-------- Task inputs --------

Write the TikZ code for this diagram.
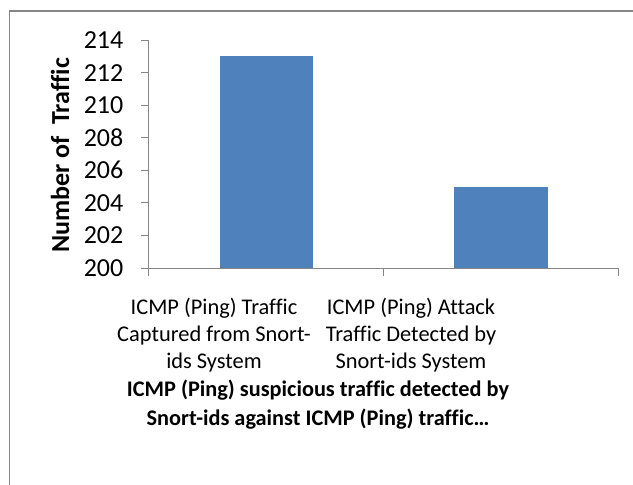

--------
-------- Task inputs --------

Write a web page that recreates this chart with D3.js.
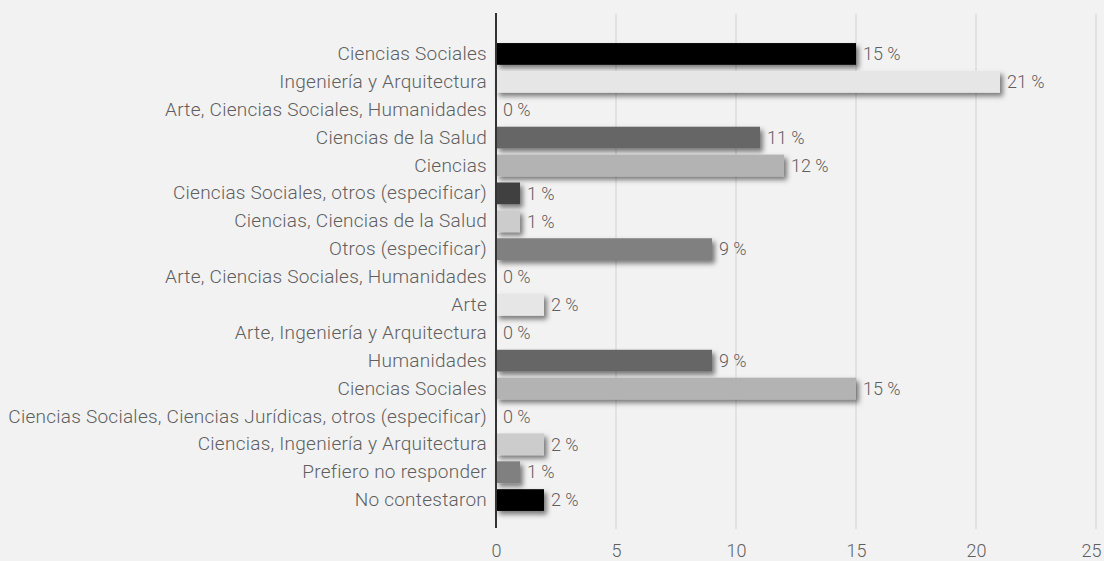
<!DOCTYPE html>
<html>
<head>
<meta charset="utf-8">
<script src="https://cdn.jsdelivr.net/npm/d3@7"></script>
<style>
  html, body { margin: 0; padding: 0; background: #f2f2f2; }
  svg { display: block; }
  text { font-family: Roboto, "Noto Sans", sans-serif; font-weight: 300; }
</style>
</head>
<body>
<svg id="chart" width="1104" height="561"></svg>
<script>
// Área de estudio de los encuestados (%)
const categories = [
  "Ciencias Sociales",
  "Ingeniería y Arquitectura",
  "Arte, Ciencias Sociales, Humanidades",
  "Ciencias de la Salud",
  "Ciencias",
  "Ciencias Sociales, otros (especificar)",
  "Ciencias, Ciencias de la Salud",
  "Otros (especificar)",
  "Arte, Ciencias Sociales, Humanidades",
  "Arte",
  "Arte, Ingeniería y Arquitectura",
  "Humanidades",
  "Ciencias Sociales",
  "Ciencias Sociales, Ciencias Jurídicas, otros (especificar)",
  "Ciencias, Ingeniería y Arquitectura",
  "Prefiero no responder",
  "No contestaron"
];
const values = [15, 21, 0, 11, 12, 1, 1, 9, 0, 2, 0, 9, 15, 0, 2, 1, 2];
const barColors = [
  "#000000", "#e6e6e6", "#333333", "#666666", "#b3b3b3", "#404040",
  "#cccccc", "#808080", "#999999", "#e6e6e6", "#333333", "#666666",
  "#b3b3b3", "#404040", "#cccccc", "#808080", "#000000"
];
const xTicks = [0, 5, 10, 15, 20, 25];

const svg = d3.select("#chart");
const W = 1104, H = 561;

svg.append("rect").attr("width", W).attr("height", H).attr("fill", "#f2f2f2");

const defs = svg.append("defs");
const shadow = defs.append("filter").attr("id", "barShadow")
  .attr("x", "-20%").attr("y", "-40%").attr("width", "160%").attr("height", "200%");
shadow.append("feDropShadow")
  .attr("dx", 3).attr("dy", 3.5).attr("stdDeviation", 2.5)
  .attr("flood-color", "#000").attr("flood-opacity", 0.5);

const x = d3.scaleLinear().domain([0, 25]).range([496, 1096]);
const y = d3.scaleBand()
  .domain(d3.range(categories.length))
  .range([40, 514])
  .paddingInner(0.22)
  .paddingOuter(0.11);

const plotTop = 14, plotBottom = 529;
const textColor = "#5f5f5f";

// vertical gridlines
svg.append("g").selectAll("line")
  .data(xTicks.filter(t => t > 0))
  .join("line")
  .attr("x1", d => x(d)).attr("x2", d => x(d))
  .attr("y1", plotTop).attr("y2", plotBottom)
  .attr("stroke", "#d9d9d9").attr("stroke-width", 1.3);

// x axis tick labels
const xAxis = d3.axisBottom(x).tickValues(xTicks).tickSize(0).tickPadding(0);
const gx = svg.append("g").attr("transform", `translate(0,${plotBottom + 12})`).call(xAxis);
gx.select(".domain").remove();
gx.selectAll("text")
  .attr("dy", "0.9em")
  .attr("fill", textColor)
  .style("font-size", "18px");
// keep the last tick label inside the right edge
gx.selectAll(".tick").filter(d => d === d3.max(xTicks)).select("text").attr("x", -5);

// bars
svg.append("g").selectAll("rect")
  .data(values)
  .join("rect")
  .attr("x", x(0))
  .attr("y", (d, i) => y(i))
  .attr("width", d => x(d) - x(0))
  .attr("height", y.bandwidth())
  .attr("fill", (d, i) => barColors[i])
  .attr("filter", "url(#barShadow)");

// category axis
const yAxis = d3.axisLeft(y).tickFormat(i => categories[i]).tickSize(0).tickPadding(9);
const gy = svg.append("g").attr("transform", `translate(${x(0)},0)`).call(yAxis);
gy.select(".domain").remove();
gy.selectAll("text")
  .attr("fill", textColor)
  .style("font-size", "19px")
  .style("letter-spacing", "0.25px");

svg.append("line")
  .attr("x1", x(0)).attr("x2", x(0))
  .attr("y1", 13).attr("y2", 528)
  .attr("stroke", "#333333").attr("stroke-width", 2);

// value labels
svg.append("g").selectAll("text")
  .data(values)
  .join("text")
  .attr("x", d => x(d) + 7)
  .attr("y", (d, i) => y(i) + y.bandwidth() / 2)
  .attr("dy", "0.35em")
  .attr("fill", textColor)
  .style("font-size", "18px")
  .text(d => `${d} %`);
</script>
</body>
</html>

--------

**Your objective**
Lines from the one with "Write a web" through the one with "const xTicks = [0, 5, 10, 15, 20, 25];" are the only ones to quote. Quote them exactly and leave out pictures.

**Reply to the exercise**
Write a web page that recreates this chart with D3.js.
<!DOCTYPE html>
<html>
<head>
<meta charset="utf-8">
<script src="https://cdn.jsdelivr.net/npm/d3@7"></script>
<style>
  html, body { margin: 0; padding: 0; background: #f2f2f2; }
  svg { display: block; }
  text { font-family: Roboto, "Noto Sans", sans-serif; font-weight: 300; }
</style>
</head>
<body>
<svg id="chart" width="1104" height="561"></svg>
<script>
// Área de estudio de los encuestados (%)
const categories = [
  "Ciencias Sociales",
  "Ingeniería y Arquitectura",
  "Arte, Ciencias Sociales, Humanidades",
  "Ciencias de la Salud",
  "Ciencias",
  "Ciencias Sociales, otros (especificar)",
  "Ciencias, Ciencias de la Salud",
  "Otros (especificar)",
  "Arte, Ciencias Sociales, Humanidades",
  "Arte",
  "Arte, Ingeniería y Arquitectura",
  "Humanidades",
  "Ciencias Sociales",
  "Ciencias Sociales, Ciencias Jurídicas, otros (especificar)",
  "Ciencias, Ingeniería y Arquitectura",
  "Prefiero no responder",
  "No contestaron"
];
const values = [15, 21, 0, 11, 12, 1, 1, 9, 0, 2, 0, 9, 15, 0, 2, 1, 2];
const barColors = [
  "#000000", "#e6e6e6", "#333333", "#666666", "#b3b3b3", "#404040",
  "#cccccc", "#808080", "#999999", "#e6e6e6", "#333333", "#666666",
  "#b3b3b3", "#404040", "#cccccc", "#808080", "#000000"
];
const xTicks = [0, 5, 10, 15, 20, 25];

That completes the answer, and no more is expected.